Mientras leía mi discurso, temblaba. Hablé lo más calmadamente posible sobre cómo tomaron Kojo y se llevaron a las chicas como yo para convertirlas en sabayas. Les hablé de cómo me habían violado y golpeado una y otra vez, y de cómo finalmente logré escapar. Les hablé de mis hermanos que fueron asesinados. Nunca es fácil contar nuestra propia historia. Cada vez que hablas, lo vuelves a vivir. Cuando explico cómo me violaban en cada puesto de control, o la sensación del látigo de Hajji Salman sobre la manta que me cubría, o cómo se oscurecía el cielo de Mosul mientras yo buscaba ayuda, revivo esos momentos y el terror que sentí. Otros yazidíes también son arrastrados por estos recuerdos.

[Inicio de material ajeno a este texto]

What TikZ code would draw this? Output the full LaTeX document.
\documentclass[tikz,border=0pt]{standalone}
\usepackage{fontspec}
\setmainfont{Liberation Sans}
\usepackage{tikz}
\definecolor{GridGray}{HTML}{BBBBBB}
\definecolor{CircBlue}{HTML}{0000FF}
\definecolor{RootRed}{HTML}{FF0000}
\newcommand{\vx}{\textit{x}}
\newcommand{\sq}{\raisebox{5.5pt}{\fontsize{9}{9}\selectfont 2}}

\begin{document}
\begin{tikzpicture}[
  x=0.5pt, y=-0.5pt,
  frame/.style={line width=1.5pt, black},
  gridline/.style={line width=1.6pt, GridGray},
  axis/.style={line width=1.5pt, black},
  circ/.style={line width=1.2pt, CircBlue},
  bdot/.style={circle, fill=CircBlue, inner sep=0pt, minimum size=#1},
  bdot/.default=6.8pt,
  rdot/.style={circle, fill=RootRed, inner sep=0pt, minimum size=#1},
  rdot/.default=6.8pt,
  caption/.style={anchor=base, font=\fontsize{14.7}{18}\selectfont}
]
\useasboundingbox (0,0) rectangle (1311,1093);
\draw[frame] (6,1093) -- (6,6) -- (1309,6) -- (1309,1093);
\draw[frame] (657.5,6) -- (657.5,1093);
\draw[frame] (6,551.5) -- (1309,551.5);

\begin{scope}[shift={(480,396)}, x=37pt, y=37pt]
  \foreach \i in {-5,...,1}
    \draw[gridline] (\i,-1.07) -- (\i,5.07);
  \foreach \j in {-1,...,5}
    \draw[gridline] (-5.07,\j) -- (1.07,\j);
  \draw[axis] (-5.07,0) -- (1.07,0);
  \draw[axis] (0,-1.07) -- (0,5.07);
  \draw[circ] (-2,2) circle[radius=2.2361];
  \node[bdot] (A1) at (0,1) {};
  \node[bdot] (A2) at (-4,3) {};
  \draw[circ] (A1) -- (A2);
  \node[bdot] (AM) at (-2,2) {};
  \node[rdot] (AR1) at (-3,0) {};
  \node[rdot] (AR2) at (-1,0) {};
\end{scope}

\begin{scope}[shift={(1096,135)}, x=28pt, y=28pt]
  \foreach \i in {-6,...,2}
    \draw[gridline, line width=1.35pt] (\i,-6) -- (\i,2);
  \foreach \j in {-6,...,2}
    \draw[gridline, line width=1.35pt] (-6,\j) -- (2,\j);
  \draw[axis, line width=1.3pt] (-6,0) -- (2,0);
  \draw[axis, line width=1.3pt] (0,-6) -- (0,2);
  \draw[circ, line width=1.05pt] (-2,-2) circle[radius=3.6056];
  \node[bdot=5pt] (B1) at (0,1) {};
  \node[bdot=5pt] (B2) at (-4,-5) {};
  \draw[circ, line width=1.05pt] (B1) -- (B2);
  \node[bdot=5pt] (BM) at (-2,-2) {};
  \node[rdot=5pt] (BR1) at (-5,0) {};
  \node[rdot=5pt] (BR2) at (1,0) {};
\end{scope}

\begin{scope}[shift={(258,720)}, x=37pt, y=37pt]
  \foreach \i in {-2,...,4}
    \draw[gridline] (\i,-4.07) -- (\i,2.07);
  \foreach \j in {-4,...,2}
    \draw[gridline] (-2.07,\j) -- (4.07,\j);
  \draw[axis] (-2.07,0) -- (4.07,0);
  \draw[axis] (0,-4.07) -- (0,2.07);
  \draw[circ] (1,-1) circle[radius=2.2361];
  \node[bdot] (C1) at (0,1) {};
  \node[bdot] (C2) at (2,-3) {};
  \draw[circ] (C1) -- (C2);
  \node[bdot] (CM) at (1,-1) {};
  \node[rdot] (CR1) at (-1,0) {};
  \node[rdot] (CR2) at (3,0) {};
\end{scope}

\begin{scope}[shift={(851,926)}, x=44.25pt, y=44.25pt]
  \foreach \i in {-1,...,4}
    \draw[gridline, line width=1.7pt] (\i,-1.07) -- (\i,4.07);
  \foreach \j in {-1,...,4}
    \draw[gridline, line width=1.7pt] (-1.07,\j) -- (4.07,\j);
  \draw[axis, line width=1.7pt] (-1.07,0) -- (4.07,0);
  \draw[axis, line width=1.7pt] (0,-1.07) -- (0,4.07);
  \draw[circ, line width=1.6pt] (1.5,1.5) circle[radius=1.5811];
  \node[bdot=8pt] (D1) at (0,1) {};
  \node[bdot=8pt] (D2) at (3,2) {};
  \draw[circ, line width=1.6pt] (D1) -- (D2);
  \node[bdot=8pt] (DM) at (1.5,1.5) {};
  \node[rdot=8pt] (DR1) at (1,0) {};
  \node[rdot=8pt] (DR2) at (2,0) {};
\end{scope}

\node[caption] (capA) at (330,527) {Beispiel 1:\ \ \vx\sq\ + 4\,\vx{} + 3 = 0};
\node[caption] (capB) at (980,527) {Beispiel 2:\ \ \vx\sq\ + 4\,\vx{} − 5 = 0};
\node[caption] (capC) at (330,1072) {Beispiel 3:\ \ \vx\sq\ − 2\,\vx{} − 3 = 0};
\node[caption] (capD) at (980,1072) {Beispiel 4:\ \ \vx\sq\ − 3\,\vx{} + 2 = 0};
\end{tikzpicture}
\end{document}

Mi historia, contada de forma honesta y directa, es la mejor arma que tengo contra el terrorismo, y pienso seguir utilizándola hasta que los terroristas sean juzgados. Todavía queda mucho por hacer. Los líderes mundiales, y especialmente los líderes musulmanes, deben ponerse de pie y proteger a los oprimidos.

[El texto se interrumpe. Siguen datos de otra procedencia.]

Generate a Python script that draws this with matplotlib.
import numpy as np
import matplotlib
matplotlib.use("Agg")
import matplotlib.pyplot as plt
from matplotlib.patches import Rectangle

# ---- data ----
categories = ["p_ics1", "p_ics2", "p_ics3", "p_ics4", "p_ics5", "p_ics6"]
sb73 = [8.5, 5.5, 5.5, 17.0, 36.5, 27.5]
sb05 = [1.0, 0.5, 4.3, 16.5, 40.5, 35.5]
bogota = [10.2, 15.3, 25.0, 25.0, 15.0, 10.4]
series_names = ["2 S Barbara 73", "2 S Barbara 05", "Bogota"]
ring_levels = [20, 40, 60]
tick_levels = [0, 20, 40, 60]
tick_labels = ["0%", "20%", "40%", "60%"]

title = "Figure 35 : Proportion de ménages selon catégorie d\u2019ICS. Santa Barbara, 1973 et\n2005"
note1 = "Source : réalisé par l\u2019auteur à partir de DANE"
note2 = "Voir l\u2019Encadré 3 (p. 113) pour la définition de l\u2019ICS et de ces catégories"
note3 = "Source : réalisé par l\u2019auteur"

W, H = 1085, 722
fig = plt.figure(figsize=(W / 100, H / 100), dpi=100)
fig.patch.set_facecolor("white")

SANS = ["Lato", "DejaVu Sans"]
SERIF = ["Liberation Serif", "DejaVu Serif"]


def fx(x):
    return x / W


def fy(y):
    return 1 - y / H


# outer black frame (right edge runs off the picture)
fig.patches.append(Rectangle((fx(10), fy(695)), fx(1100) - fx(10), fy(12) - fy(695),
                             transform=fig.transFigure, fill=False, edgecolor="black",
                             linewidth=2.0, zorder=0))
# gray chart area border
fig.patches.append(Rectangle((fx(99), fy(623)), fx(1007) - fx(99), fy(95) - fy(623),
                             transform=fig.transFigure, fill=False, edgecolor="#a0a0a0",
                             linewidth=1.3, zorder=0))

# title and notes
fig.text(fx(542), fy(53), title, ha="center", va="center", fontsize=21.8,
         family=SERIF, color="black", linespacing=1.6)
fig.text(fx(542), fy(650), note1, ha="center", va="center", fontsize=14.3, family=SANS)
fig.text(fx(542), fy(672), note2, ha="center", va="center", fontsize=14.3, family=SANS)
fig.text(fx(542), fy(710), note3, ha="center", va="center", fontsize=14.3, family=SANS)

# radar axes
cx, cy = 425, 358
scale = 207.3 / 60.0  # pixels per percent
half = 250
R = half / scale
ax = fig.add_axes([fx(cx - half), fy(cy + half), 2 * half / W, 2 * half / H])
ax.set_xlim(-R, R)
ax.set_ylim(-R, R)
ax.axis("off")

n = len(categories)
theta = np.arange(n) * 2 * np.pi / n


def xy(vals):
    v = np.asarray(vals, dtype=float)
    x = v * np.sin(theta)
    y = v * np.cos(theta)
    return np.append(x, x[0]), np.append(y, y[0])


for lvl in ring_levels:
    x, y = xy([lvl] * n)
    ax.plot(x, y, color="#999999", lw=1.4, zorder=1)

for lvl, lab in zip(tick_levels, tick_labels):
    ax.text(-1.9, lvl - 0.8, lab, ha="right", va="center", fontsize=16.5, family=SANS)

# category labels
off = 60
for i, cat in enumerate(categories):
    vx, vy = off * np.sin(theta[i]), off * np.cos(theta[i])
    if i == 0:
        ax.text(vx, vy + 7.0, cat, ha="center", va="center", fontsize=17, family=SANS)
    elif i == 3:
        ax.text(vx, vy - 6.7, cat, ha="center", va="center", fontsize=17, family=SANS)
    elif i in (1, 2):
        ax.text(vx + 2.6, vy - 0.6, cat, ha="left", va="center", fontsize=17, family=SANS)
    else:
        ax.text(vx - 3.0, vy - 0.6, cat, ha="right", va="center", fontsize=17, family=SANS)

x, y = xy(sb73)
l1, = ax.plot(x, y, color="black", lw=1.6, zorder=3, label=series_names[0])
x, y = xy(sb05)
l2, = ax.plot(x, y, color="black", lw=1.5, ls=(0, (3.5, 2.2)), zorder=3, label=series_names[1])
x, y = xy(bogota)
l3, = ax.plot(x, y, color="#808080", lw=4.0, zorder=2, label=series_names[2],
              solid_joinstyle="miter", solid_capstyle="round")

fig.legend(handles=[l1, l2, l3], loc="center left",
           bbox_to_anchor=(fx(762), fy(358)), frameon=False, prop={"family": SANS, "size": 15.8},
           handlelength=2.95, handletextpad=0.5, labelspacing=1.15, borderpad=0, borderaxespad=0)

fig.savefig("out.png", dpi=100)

Di mi discurso. Cuando terminé de contar mi historia, seguí hablando. Les dije que no me habían criado para dar discursos. Les dije que todo el pueblo yazidí quiere que el ISIS sea juzgado por genocidio y que ellos tenían el poder de ayudar a proteger a las personas vulnerables del mundo entero. Les dije que quería mirar a los hombres que me habían violado a los ojos y verlos en el banquillo de los acusados. Pero sobre todo, les dije, quiero ser la última chica del mundo con una historia como la mía.

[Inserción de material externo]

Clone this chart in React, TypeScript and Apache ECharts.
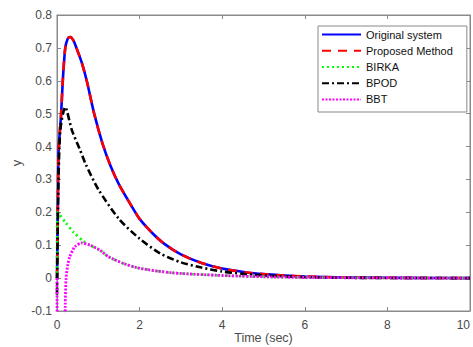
import React, { useEffect, useRef } from "react";
import * as echarts from "echarts";

const seriesNames = ["Original system", "Proposed Method", "BIRKA", "BPOD", "BBT"];

const tOrig = [0, 0.02, 0.04, 0.1, 0.14, 0.2, 0.26, 0.32, 0.4, 0.47, 0.6, 0.72, 0.9, 1.1, 1.3, 1.5, 1.8, 2.0, 2.3, 2.6, 3.0, 3.5, 4.0, 4.6, 5.0, 5.5, 6.0, 7.0, 8.0, 9.0, 10.0];
const yOrig = [0, 0.22, 0.39, 0.5, 0.6, 0.7, 0.728, 0.733, 0.722, 0.7, 0.655, 0.6, 0.5, 0.41, 0.34, 0.285, 0.22, 0.18, 0.138, 0.104, 0.072, 0.046, 0.029, 0.017, 0.012, 0.008, 0.005, 0.002, 0.001, 0.0005, 0];

const tBirka = [0, 0.01, 0.05, 0.2, 0.4, 0.64, 0.8, 1.04, 1.25, 1.6, 2.0, 2.8, 4.0, 5.0, 6.0, 8.0, 10.0];
const yBirka = [0, 0.2, 0.195, 0.17, 0.14, 0.112, 0.1, 0.085, 0.065, 0.045, 0.03, 0.016, 0.008, 0.004, 0.002, 0.0005, 0];

const tBpod = [0, 0.03, 0.08, 0.2, 0.36, 0.56, 0.7, 1.0, 1.5, 2.0, 2.5, 3.0, 3.5, 4.0, 4.5, 5.0, 6.0, 7.0, 10.0];
const yBpod = [-0.05, 0.25, 0.45, 0.52, 0.45, 0.389, 0.345, 0.27, 0.18, 0.12, 0.075, 0.048, 0.032, 0.02, 0.013, 0.008, 0.003, 0.001, 0];

const tBbt = [0, 0.03, 0.1, 0.18, 0.2, 0.22, 0.26, 0.31, 0.43, 0.6, 0.8, 1.04, 1.25, 1.6, 2.0, 2.8, 4.0, 5.0, 6.0, 8.0, 10.0];
const yBbt = [0, -1.0, -1.2, -0.4, -0.08, 0.0, 0.04, 0.065, 0.095, 0.107, 0.1, 0.085, 0.065, 0.045, 0.03, 0.016, 0.008, 0.004, 0.002, 0.0005, 0];

const xTicks = [0, 10, 2];
const yTicks = [-0.1, 0.8, 0.1];

const zip = (t: number[], y: number[]) => t.map((v, i) => [v, y[i]]);

export default function App() {
  const ref = useRef<HTMLDivElement>(null);
  useEffect(() => {
    const chart = echarts.init(ref.current!, null, { renderer: "svg" });
    const font = "Liberation Sans, Arial, sans-serif";
    const axisColor = "#8a8a8a";
    const labelColor = "#4a4a4a";
    const lineSeries = (name: string, data: number[][], color: string, width: number, type: any, z: number) => ({
      name,
      type: "line",
      data,
      symbol: "none",
      smooth: 0.25,
      z,
      lineStyle: { color, width, type },
      itemStyle: { color },
    });
    const axisLine = { show: true, onZero: false, lineStyle: { color: axisColor } };
    const axisTick = { show: true, inside: true, length: 4, lineStyle: { color: axisColor } };
    chart.setOption({
      animation: false,
      grid: {
        left: 57,
        right: 3,
        top: 15,
        bottom: 36,
        show: true,
        borderColor: axisColor,
        borderWidth: 1,
        outerBoundsMode: "none",
        containLabel: false,
      },
      legend: {
        data: seriesNames,
        orient: "vertical",
        left: 318,
        top: 26,
        padding: [3, 14, 7, 3],
        itemWidth: 39,
        itemHeight: 14,
        itemGap: 5,
        itemTextGap: 4,
        backgroundColor: "#fff",
        borderColor: "#888",
        borderWidth: 1,
        borderRadius: 0,
        itemStyle: { opacity: 0 },
        textStyle: { fontFamily: font, fontSize: 11, color: "#111" },
      },
      xAxis: [
        {
          type: "value",
          min: xTicks[0],
          max: xTicks[1],
          interval: xTicks[2],
          name: "Time (sec)",
          nameLocation: "middle",
          nameGap: 20,
          nameMoveOverlap: false,
          nameTextStyle: { fontFamily: font, fontSize: 12.5, color: labelColor, lineHeight: 14, verticalAlign: "top" },
          axisLine,
          axisTick,
          axisLabel: { fontFamily: font, fontSize: 12, color: labelColor, margin: 8, alignMaxLabel: "right" },
          splitLine: { show: false },
        },
        {
          type: "value",
          position: "top",
          min: xTicks[0],
          max: xTicks[1],
          interval: xTicks[2],
          axisLine,
          axisTick,
          axisLabel: { show: false },
          splitLine: { show: false },
        },
      ],
      yAxis: [
        {
          type: "value",
          min: yTicks[0],
          max: yTicks[1],
          interval: yTicks[2],
          name: "y",
          nameLocation: "middle",
          nameGap: 34,
          nameMoveOverlap: false,
          nameTextStyle: { fontFamily: font, fontSize: 13, color: labelColor },
          axisLine,
          axisTick,
          axisLabel: {
            fontFamily: font,
            fontSize: 12,
            color: labelColor,
            margin: 5,
            formatter: (v: number) => String(parseFloat(v.toFixed(1))),
          },
          splitLine: { show: false },
        },
        {
          type: "value",
          position: "right",
          min: yTicks[0],
          max: yTicks[1],
          interval: yTicks[2],
          axisLine,
          axisTick,
          axisLabel: { show: false },
          splitLine: { show: false },
        },
      ],
      series: [
        lineSeries(seriesNames[0], zip(tOrig, yOrig), "#0000ff", 2.6, "solid", 2),
        lineSeries(seriesNames[1], zip(tOrig, yOrig), "#ff0000", 2.6, [9, 7], 3),
        lineSeries(seriesNames[2], zip(tBirka, yBirka), "#00ff00", 2.6, [2, 3], 4),
        lineSeries(seriesNames[3], zip(tBpod, yBpod), "#000000", 2.6, [7, 3, 2, 3], 5),
        lineSeries(seriesNames[4], zip(tBbt, yBbt), "#ff00ff", 2.8, [2, 1.5], 6),
      ],
    });
    return () => chart.dispose();
  }, []);
  return <div ref={ref} style={{ width: 473, height: 347, position: "absolute", left: 0, top: 0 }} />;
}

Nadia Murad fue secuestrada junto a otras mujeres yazidíes en agosto de 2014 cuando Kojo, su aldea en Sinjar, en el norte de Irak, fue atacada por el Estado Islámico. Atrapada junto a sus hermanas, perdió a seis hermanos y a su madre. En 2018 le dieron el Premio Nobel de la Paz junto al ginecólogo congolés Denis Mukwege. Este es un extracto de su autobiografía, Yo seré la última: historia de mi cautiverio y mi lucha contra el Estado Islámico, publicada por Virago.